The project seemed very challenging, but it also presented a rare opportunity to get inside the real dataset owned by a corporation. Not everyone has the chance to work with such sensitive information and get an insight into someone’s company and market. So, to us, getting our hands on real data and having to do something with it is always exciting. Of course, to comply with data privacy laws, we got access only to anonymized data. Because of that, good communication was integral. We worked with someone else’s data and we needed to understand what each piece of information meant and what were the limitations. Getting to know the insurance market was a starting point for us. We wanted to deliver a high-quality solution that would meet the expectations, so having a clear flow of information proved to be the key to answering the tasks.
Why did you decide to apply?
To us as a company, this was an opportunity to show our skills and knowledge. We wanted to prove why our work is high-quality and why data science and data engineering are fields where we feel very comfortable. Also, cooperating with the leading insurance company on the market was something we did not want to pass. This was a chance to apply what we know to solve a real business issue and to bring great value to the client.
Can you draw a line between the challenge’s problems and the solutions you wanted to provide?
It was clear to us that we would need different approaches for each of the tasks. Market segmentation required unsupervised learning, more precisely clustering algorithms. In contrast, trends and forecasting are perfect candidates for the time series modeling approach, so we went in that direction.
What was your approach to this challenge?
As in any data project, we had to understand the dataset first. We needed to ask the right questions to extract only the relevant information. It’s important to understand relationships inside of the dataset itself and later document the findings.
Then, we proceeded with experiments. It started with researching existing materials and benchmarks on the market to choose appropriate algorithm candidates. If the dataset was too large, we used a representative sample to test the candidates. Next, we set evaluation criteria, compared the results, and picked the best candidate.
When we decided on the best solution, we needed to implement it, analyze the results, and fine-tune it. Afterward, we exposed it through an easy-to-use interactive graphical interface so the client could see it in action, try its features and visualize them. And for the final step, we documented it.
What challenges did you face? What were the limitations?
Every project has its challenges and limitations. To approach the project we needed to gain a bit of expertise in the subject matter. We needed to get to know the insurance market so we could understand pain points and the data itself.
As for restrictions, the main ones were privacy and security restrictions since the data was anonymized. We couldn’t get as deep into it as we expected at first. For example, we couldn’t link the companies to the item purchases, hence we could not use a client-based approach, but a more general one where all purchases were aggregated on a higher level (dates, segment, etc.).

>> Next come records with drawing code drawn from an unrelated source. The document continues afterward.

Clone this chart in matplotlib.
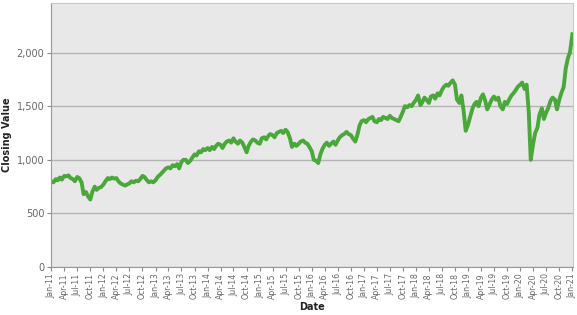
import matplotlib
matplotlib.use("Agg")
import matplotlib.pyplot as plt
import matplotlib.dates as mdates
from matplotlib.ticker import FuncFormatter
import pandas as pd

# semi-monthly closing values (1st and 15th of each month)
v2011 = [800, 790, 820, 810, 835, 815, 850, 845, 855, 830, 820, 800,
         840, 830, 790, 680, 700, 660, 630, 700, 750, 720, 740, 745]
v2012 = [770, 800, 830, 820, 835, 825, 830, 800, 780, 770, 760, 770,
         780, 800, 790, 805, 800, 820, 850, 840, 810, 790, 800, 790]
v2013 = [810, 840, 860, 880, 900, 920, 930, 920, 950, 940, 960, 920,
         980, 1000, 1000, 970, 990, 1020, 1050, 1040, 1080, 1070, 1100, 1090]
v2014 = [1110, 1090, 1120, 1100, 1130, 1150, 1140, 1110, 1150, 1170, 1180, 1160,
         1200, 1170, 1150, 1180, 1160, 1120, 1070, 1130, 1170, 1190, 1180, 1160]
v2015 = [1150, 1200, 1210, 1190, 1220, 1240, 1230, 1210, 1250, 1260, 1270, 1250,
         1280, 1260, 1200, 1120, 1150, 1130, 1150, 1170, 1180, 1160, 1150, 1120]
v2016 = [1080, 1000, 990, 970, 1050, 1100, 1140, 1160, 1130, 1150, 1170, 1140,
         1180, 1210, 1230, 1240, 1260, 1240, 1230, 1200, 1170, 1230, 1320, 1360]
v2017 = [1370, 1350, 1380, 1390, 1400, 1360, 1350, 1380, 1370, 1400, 1390, 1380,
         1410, 1390, 1380, 1370, 1360, 1400, 1450, 1500, 1490, 1510, 1500, 1530]
v2018 = [1560, 1600, 1510, 1540, 1580, 1560, 1530, 1590, 1600, 1570, 1620, 1600,
         1650, 1680, 1700, 1690, 1720, 1740, 1700, 1560, 1530, 1600, 1450, 1270]
v2019 = [1330, 1400, 1480, 1520, 1540, 1500, 1580, 1610, 1550, 1470, 1520, 1560,
         1590, 1560, 1580, 1500, 1470, 1540, 1520, 1560, 1600, 1620, 1650, 1680]
v2020 = [1700, 1720, 1660, 1700, 1450, 1000, 1150, 1250, 1300, 1420, 1480, 1380,
         1440, 1480, 1550, 1580, 1560, 1470, 1560, 1620, 1680, 1850, 1950, 2000]
v2021 = [2170]

values = v2011 + v2012 + v2013 + v2014 + v2015 + v2016 + v2017 + v2018 + v2019 + v2020 + v2021
dates = pd.date_range("2011-01-01", "2021-01-01", freq="SMS")

fig = plt.figure(figsize=(5.77, 3.15), dpi=100)
ax = fig.add_axes([0.089, 0.152, 0.904, 0.838])
ax.set_facecolor("#e8e8e8")

ax.plot(dates, values, color="#4aa83a", linewidth=2.8, solid_joinstyle="round")

ax.set_xlim(pd.Timestamp("2011-01-01"), pd.Timestamp("2021-01-05"))
ax.set_ylim(0, 2460)
ax.set_yticks([0, 500, 1000, 1500, 2000])
ax.yaxis.set_major_formatter(FuncFormatter(lambda v, p: f"{int(v):,}"))
ax.yaxis.grid(True, color="#b4b4b4", linewidth=1.0)
ax.set_axisbelow(True)

ax.xaxis.set_major_locator(mdates.MonthLocator(bymonth=[1, 4, 7, 10]))
ax.xaxis.set_major_formatter(mdates.DateFormatter("%b-%y"))
plt.setp(ax.get_xticklabels(), rotation=90)

ax.tick_params(axis="x", labelsize=5.6, length=3, width=0.8, pad=1.5, color="#888888")
ax.tick_params(axis="y", labelsize=7, length=3, width=0.8, pad=2, color="#888888")
for lab in ax.get_xticklabels() + ax.get_yticklabels():
    lab.set_color("#666666")

for s in ["top", "right"]:
    ax.spines[s].set_color("#c8c8c8")
for s in ["left", "bottom"]:
    ax.spines[s].set_color("#999999")

ax.set_xlabel("Date", fontsize=7, fontweight="bold", color="#222222", labelpad=2)
ax.set_ylabel("Closing Value", fontsize=7, fontweight="bold", color="#222222", labelpad=3)

fig.savefig("out.png", dpi=100)
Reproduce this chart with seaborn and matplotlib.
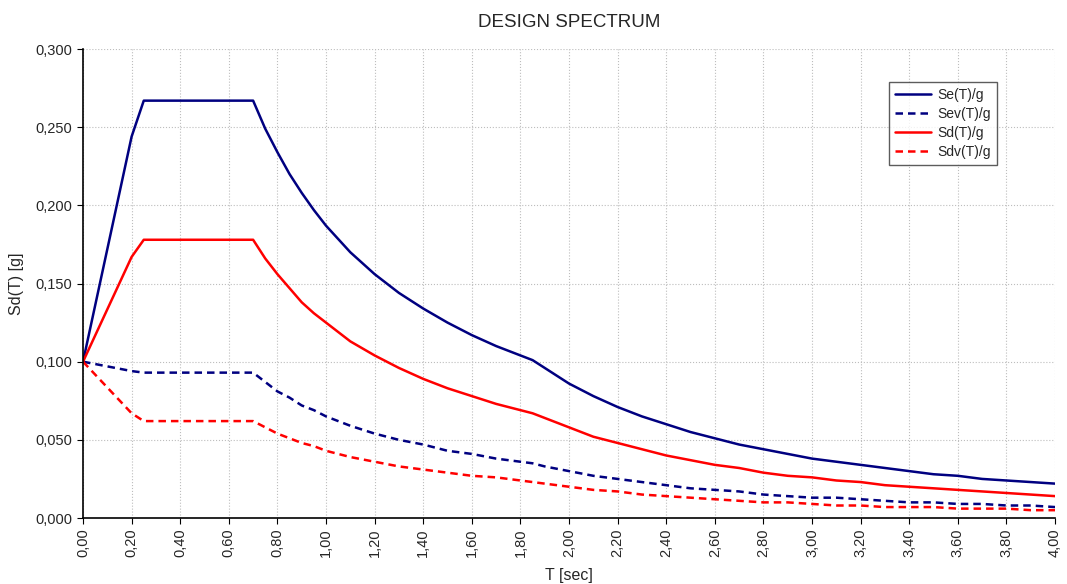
import matplotlib
matplotlib.use("Agg")
import matplotlib.pyplot as plt
import matplotlib.ticker as mticker
import seaborn as sns
import pandas as pd

T = [0.00, 0.20, 0.25, 0.70, 0.75, 0.80, 0.85, 0.90, 0.95, 1.00,
     1.10, 1.20, 1.30, 1.40, 1.50, 1.60, 1.70, 1.80, 1.85, 1.90,
     2.00, 2.10, 2.20, 2.30, 2.40, 2.50, 2.60, 2.70, 2.80, 2.90,
     3.00, 3.10, 3.20, 3.30, 3.40, 3.50, 3.60, 3.70, 3.80, 3.90, 4.00]

se = [0.100, 0.244, 0.267, 0.267, 0.249, 0.234, 0.220, 0.208, 0.197, 0.187,
      0.170, 0.156, 0.144, 0.134, 0.125, 0.117, 0.110, 0.104, 0.101, 0.096,
      0.086, 0.078, 0.071, 0.065, 0.060, 0.055, 0.051, 0.047, 0.044, 0.041,
      0.038, 0.036, 0.034, 0.032, 0.030, 0.028, 0.027, 0.025, 0.024, 0.023, 0.022]

sev = [0.100, 0.094, 0.093, 0.093, 0.087, 0.081, 0.077, 0.072, 0.069, 0.065,
       0.059, 0.054, 0.050, 0.047, 0.043, 0.041, 0.038, 0.036, 0.035, 0.033,
       0.030, 0.027, 0.025, 0.023, 0.021, 0.019, 0.018, 0.017, 0.015, 0.014,
       0.013, 0.013, 0.012, 0.011, 0.010, 0.010, 0.009, 0.009, 0.008, 0.008, 0.007]

sd = [0.100, 0.167, 0.178, 0.178, 0.166, 0.156, 0.147, 0.138, 0.131, 0.125,
      0.113, 0.104, 0.096, 0.089, 0.083, 0.078, 0.073, 0.069, 0.067, 0.064,
      0.058, 0.052, 0.048, 0.044, 0.040, 0.037, 0.034, 0.032, 0.029, 0.027,
      0.026, 0.024, 0.023, 0.021, 0.020, 0.019, 0.018, 0.017, 0.016, 0.015, 0.014]

sdv = [0.100, 0.067, 0.062, 0.062, 0.058, 0.054, 0.051, 0.048, 0.046, 0.043,
       0.039, 0.036, 0.033, 0.031, 0.029, 0.027, 0.026, 0.024, 0.023, 0.022,
       0.020, 0.018, 0.017, 0.015, 0.014, 0.013, 0.012, 0.011, 0.010, 0.010,
       0.009, 0.008, 0.008, 0.007, 0.007, 0.007, 0.006, 0.006, 0.006, 0.005, 0.005]

series_names = ["Se(T)/g", "Sev(T)/g", "Sd(T)/g", "Sdv(T)/g"]
series_vals = [se, sev, sd, sdv]
colors = ["#000080", "#000080", "#FF0000", "#FF0000"]
styles = ["-", (0, (3, 2)), "-", (0, (3, 2))]

sns.set_style("white")
plt.rcParams["font.family"] = ["Liberation Sans Narrow", "Liberation Sans", "DejaVu Sans"]

fig = plt.figure(figsize=(10.67, 5.84), dpi=100)
ax = fig.add_axes([0.0778, 0.113, 0.911, 0.803])

for name, vals, c, ls in zip(series_names, series_vals, colors, styles):
    df = pd.DataFrame({"T": T, "v": vals})
    sns.lineplot(data=df, x="T", y="v", ax=ax, color=c, linewidth=1.8,
                 linestyle=ls, label=name)

ax.set_xlim(0, 4)
ax.set_ylim(0, 0.3)
ax.xaxis.set_major_locator(mticker.MultipleLocator(0.2))
ax.yaxis.set_major_locator(mticker.MultipleLocator(0.05))
ax.xaxis.set_major_formatter(mticker.FuncFormatter(lambda v, p: f"{v:.2f}".replace(".", ",")))
ax.yaxis.set_major_formatter(mticker.FuncFormatter(lambda v, p: f"{v:.3f}".replace(".", ",")))
ax.tick_params(axis="x", rotation=90, labelsize=10.5, length=4, direction="out", bottom=True, color="black")
ax.tick_params(axis="y", labelsize=10.5, length=4, direction="out", left=True, color="black")
ax.grid(True, color="#bdbdbd", linestyle=":", linewidth=0.8)
for s in ["top", "right"]:
    ax.spines[s].set_visible(False)
for s in ["left", "bottom"]:
    ax.spines[s].set_color("black")
    ax.spines[s].set_linewidth(1.2)

ax.set_xlabel("T [sec]", fontsize=11.5, labelpad=8)
ax.set_ylabel("Sd(T) [g]", fontsize=11.5, labelpad=8)
ax.set_title("DESIGN SPECTRUM", fontsize=13.5, pad=16)

leg = ax.legend(loc="upper left", bbox_to_anchor=(0.822, 0.945), frameon=True,
                fancybox=False, edgecolor="#333333", fontsize=10,
                handlelength=2.6, handletextpad=0.4, borderpad=0.45, labelspacing=0.35)
leg.get_frame().set_linewidth(1.0)

fig.savefig("out.png", dpi=100)
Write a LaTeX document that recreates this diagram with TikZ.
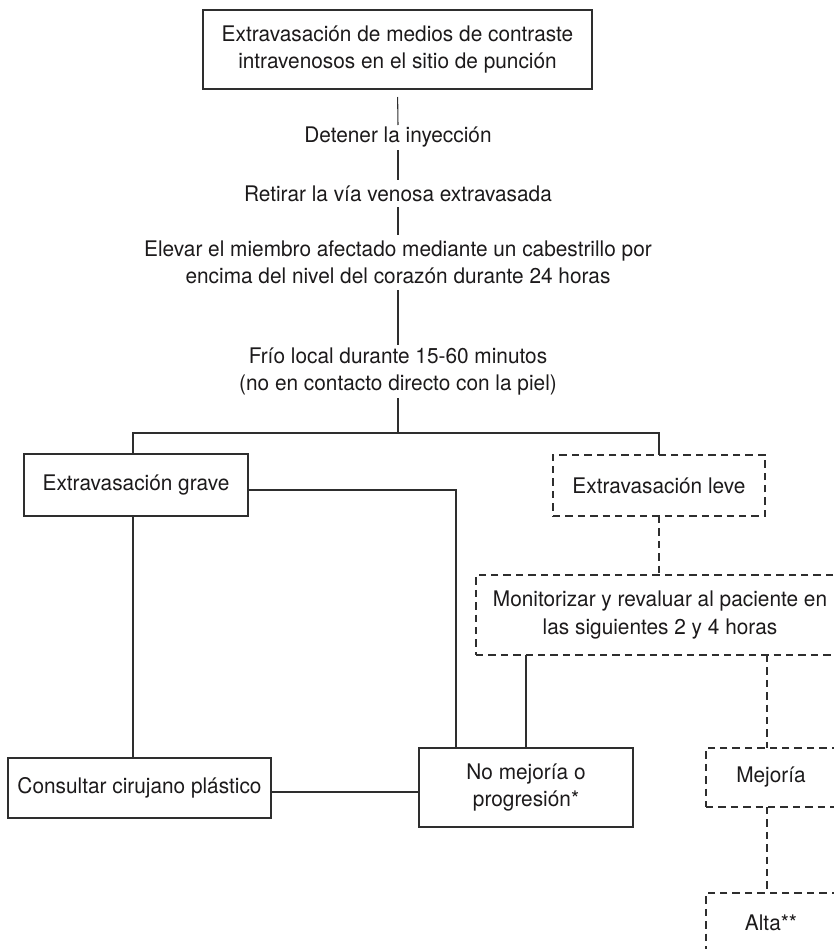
\documentclass[tikz,border=0pt]{standalone}
\usepackage{fontspec}
\setmainfont{TeX Gyre Heros}[FakeStretch=0.97]
\usetikzlibrary{calc}
\definecolor{ink}{HTML}{1C1A1B}
\definecolor{ln}{HTML}{2E2E2E}
\begin{document}
\begin{tikzpicture}[x=0.75pt,y=-0.75pt,
  every node/.style={font=\fontsize{16.1}{20.5}\selectfont, text=ink, align=center, inner sep=0pt, outer sep=0pt},
  boxs/.style={draw=ln, line width=0.8pt},
  boxd/.style={draw=ln, line width=0.8pt, dash pattern=on 5.5pt off 3.8pt},
  txt/.style={},
  con/.style={draw=ln, line width=0.8pt},
  cond/.style={draw=ln, line width=0.8pt, dash pattern=on 5.5pt off 3.8pt}]
\useasboundingbox (0,0) rectangle (834,949);
\clip (0,0) rectangle (834,949);
\node[boxs, minimum width=291.75pt, minimum height=59.25pt] (top) at (397.5,49.5)
  {Extravasación de medios de contraste\\intravenosos en el sitio de punción};
\node[txt, minimum height=18.75pt] (det) at (398,137.5) {Detener la inyección};
\node[txt, minimum height=20.25pt] (ret) at (398,193.5) {Retirar la vía venosa extravasada};
\node[txt, minimum height=41.25pt] (elev) at (398,262.5)
  {Elevar el miembro afectado mediante un cabestrillo por\\encima del nivel del corazón durante 24 horas};
\node[txt, minimum height=39.75pt] (frio) at (398,371.5)
  {Frío local durante 15-60 minutos\\(no en contacto directo con la piel)};
\coordinate (split) at (398,433);
\node[boxs, minimum width=168pt, minimum height=46.5pt] (grave) at (136,485) {Extravasación grave};
\node[boxd, minimum width=159pt, minimum height=45.75pt] (leve) at (659,485.5) {Extravasación leve};
\node[boxd, minimum width=276pt, minimum height=60pt] (moni) at (660,615)
  {Monitorizar y revaluar al paciente en\\las siguientes 2 y 4 horas};
\node[boxs, minimum width=160.5pt, minimum height=59.25pt] (nomej) at (526,787.5)
  {No mejoría o\\progresión*};
\node[boxd, minimum width=97.5pt, minimum height=44.25pt] (mej) at (771,777.5) {Mejoría};
\node[boxd, minimum width=97.5pt, minimum height=44.25pt] (alta) at (771,922.5) {Alta**};
\node[boxs, minimum width=197.25pt, minimum height=45pt] (cons) at (139.5,788) {Consultar cirujano plástico};
% connectors
\draw[con, shorten <=6pt] (top.south) -- (det.north);
\draw[con] (det.south) -- (ret.north);
\draw[con] (ret.south) -- (elev.north);
\draw[con] (elev.south) -- (frio.north);
\draw[con] (frio.south) -- (split);
\draw[con] ([xshift=-2.25pt]grave.north) |- (split) -| (leve.north);
\draw[cond] (leve.south) -- (leve.south |- moni.north);
\draw[con] (moni.south -| nomej.north) -- (nomej.north);
\draw[cond] ([xshift=-3pt]moni.south -| mej.north) -- ([xshift=-3pt]mej.north);
\draw[cond] ([xshift=-3pt]mej.south) -- ([xshift=-3pt]alta.north);
\draw[con] ([yshift=-3.75pt]grave.east) -| ([xshift=27.75pt]nomej.north west);
\draw[con] ([xshift=-2.25pt]grave.south) -- ([xshift=-2.25pt]grave.south |- cons.north);
\draw[con] ([yshift=-3pt]cons.east) -- ([yshift=-3pt]cons.east -| nomej.west);
\end{tikzpicture}
\end{document}
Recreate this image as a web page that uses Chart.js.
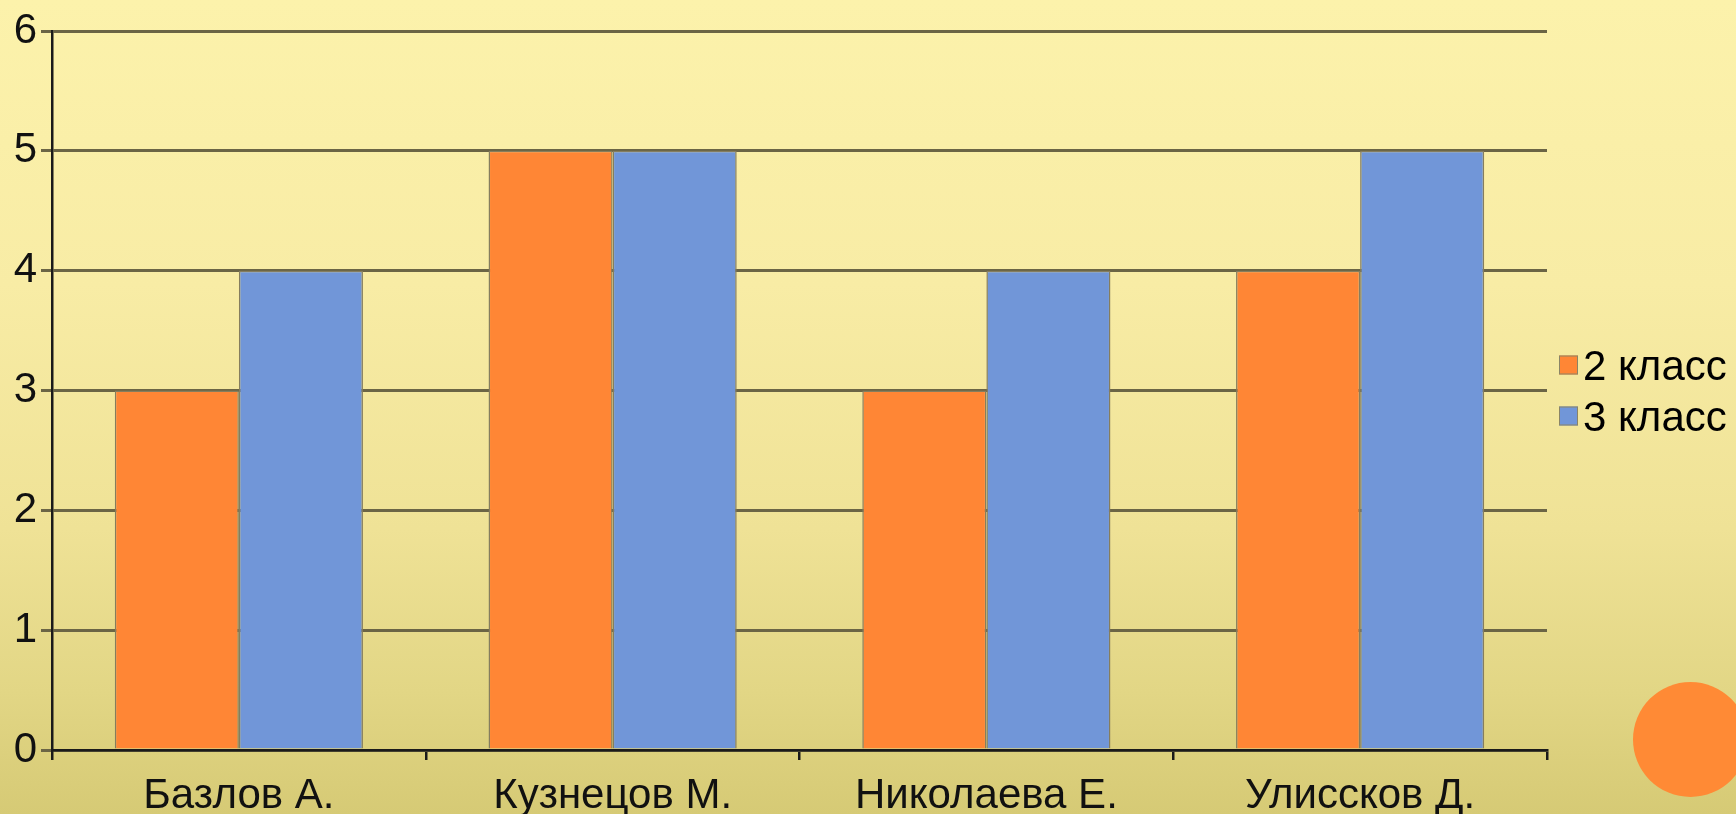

Why did you choose certain models and methods over the others?
Firstly we identified a group of relevant methods that we could use in each of the tasks. We needed to see how they all correlate to the specific task. For the segmentation task, we started with visualizing our data and comparing it with benchmarks. By doing so, we picked only a set of algorithms that work well on similar clustering tasks. Additionally, if more algorithms yielded similar results, we picked the ones that were faster. In forecasting, the second task, the time dimension is very important. As we did not have huge datasets, we discarded all deep learning algorithms that might be used here. Instead, we turned to well-known statistical models that proved themselves in many similar situations. Then we did experiments where we determined which one was the best fit.
What can be improved in the solution to make it even better?
A full partnership with the client would be of significance because then we would eliminate the need for data anonymization and restrictions that existed during this challenge. That way we would get more detailed information or even some new data sources that we may define along the way. We believe that would result in a significant performance boost. Also, the partnership implies even better cooperation and subject matter expertise that could be applied to improve the solution. We may also refine goals or divide current objectives into more scenarios that will lead to:
- Better problem understanding and clearer goals
- Ensuring that only relevant data is used
- Reduction of the complexity
- Better performances
- Faster implementation
Why do you think that data science & data engineering are an integral part of providing exceptional software solutions?
Data science and data engineering bring added value. In case your application gathers data, why wouldn’t you use its full potential to solve some business problems or to provide extra value for your customers. Identification of relevant data you own, and especially the analysis of it, might be challenging for the companies, but that is why companies like us exist. To offer expertise and guidance in your journey.
If your application does not gather the data, or the data is unorganized and scattered across different platforms, your first goal would be to organize it. This is where data engineering comes into play.
Data science and data engineering complement each other and they are both an important part of the processes in building solutions that are based on data.
Working on this Croatia osiguranje and BIRD Incubator challenge was rewarding, not only because of winning first place, but because we learned so much. This was an introduction to the insurance market and we saw many opportunities on how data could be utilized to improve business processes, but also to deliver solutions and results that could open new possibilities for the client. We managed to prove that we have the expertise and a fresh, innovative outlook on the matter. Also, we believe that the solution could be made even better if we get the chance to delve more deeply into the insurance world and its data. The possibilities are endless and we would love to see data science and data engineering as guiding forces in creating smarter solutions.